> [SUPPLIED DATA]
________________________

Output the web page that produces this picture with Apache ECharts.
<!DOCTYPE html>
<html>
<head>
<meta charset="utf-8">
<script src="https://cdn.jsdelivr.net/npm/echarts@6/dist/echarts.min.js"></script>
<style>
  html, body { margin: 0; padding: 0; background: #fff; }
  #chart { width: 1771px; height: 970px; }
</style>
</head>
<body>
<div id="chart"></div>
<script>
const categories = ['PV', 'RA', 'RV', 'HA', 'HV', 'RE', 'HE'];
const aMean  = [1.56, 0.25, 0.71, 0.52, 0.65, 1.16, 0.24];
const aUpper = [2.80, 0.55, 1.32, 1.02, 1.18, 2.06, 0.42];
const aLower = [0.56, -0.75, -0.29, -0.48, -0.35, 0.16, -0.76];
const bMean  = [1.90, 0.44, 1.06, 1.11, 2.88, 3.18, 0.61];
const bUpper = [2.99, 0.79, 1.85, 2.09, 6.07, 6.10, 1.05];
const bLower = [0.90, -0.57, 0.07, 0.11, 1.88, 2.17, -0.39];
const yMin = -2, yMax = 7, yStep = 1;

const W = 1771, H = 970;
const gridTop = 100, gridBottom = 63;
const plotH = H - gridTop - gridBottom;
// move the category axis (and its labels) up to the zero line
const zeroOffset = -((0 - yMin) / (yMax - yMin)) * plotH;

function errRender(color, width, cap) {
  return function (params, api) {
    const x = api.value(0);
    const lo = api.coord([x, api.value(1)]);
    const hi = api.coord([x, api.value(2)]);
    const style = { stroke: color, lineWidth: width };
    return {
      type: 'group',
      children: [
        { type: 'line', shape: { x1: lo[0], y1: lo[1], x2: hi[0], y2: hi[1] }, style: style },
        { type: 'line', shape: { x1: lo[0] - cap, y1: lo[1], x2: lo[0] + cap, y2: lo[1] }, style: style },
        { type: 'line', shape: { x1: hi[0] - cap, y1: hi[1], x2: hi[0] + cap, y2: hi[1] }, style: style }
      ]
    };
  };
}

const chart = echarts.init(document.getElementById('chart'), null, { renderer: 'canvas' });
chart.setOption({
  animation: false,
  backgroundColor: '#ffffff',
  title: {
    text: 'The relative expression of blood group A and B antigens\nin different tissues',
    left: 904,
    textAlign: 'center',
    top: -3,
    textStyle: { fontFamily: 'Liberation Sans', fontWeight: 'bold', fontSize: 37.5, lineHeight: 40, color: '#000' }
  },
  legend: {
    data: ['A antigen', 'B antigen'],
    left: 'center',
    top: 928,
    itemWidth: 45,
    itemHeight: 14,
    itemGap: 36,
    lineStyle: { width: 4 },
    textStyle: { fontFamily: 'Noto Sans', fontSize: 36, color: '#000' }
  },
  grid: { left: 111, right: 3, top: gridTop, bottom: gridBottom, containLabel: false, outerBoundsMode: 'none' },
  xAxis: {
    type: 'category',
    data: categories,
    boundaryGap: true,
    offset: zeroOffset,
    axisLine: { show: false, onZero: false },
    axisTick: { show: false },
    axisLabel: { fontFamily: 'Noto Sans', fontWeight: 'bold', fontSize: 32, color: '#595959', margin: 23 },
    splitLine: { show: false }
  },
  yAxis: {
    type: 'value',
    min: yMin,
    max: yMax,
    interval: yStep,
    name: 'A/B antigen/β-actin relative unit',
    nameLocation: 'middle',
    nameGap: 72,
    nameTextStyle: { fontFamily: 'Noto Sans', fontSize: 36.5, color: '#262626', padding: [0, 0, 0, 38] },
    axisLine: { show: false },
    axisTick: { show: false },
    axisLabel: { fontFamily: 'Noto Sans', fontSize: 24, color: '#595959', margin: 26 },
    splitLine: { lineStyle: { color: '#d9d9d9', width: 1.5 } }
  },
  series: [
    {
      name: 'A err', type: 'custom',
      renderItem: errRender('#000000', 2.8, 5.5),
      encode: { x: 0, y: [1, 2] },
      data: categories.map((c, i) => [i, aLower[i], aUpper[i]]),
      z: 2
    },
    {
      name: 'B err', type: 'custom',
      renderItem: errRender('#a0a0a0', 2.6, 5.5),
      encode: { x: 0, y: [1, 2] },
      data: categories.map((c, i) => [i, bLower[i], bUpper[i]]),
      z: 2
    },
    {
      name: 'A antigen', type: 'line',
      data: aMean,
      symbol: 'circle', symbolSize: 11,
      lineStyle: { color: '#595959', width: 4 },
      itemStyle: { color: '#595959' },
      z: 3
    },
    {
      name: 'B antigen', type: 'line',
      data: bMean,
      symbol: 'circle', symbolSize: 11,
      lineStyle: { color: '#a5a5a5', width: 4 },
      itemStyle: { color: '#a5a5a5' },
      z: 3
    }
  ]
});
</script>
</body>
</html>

________________________

> [AIM OF THE EXERCISE] Exactly as they appear, please write out the lines from the opening of the listing above down to the line containing "const zeroOffset = -((0", with both end lines included.

> [IN RESPONSE]
Output the web page that produces this picture with Apache ECharts.
<!DOCTYPE html>
<html>
<head>
<meta charset="utf-8">
<script src="https://cdn.jsdelivr.net/npm/echarts@6/dist/echarts.min.js"></script>
<style>
  html, body { margin: 0; padding: 0; background: #fff; }
  #chart { width: 1771px; height: 970px; }
</style>
</head>
<body>
<div id="chart"></div>
<script>
const categories = ['PV', 'RA', 'RV', 'HA', 'HV', 'RE', 'HE'];
const aMean  = [1.56, 0.25, 0.71, 0.52, 0.65, 1.16, 0.24];
const aUpper = [2.80, 0.55, 1.32, 1.02, 1.18, 2.06, 0.42];
const aLower = [0.56, -0.75, -0.29, -0.48, -0.35, 0.16, -0.76];
const bMean  = [1.90, 0.44, 1.06, 1.11, 2.88, 3.18, 0.61];
const bUpper = [2.99, 0.79, 1.85, 2.09, 6.07, 6.10, 1.05];
const bLower = [0.90, -0.57, 0.07, 0.11, 1.88, 2.17, -0.39];
const yMin = -2, yMax = 7, yStep = 1;

const W = 1771, H = 970;
const gridTop = 100, gridBottom = 63;
const plotH = H - gridTop - gridBottom;
// move the category axis (and its labels) up to the zero line
const zeroOffset = -((0 - yMin) / (yMax - yMin)) * plotH;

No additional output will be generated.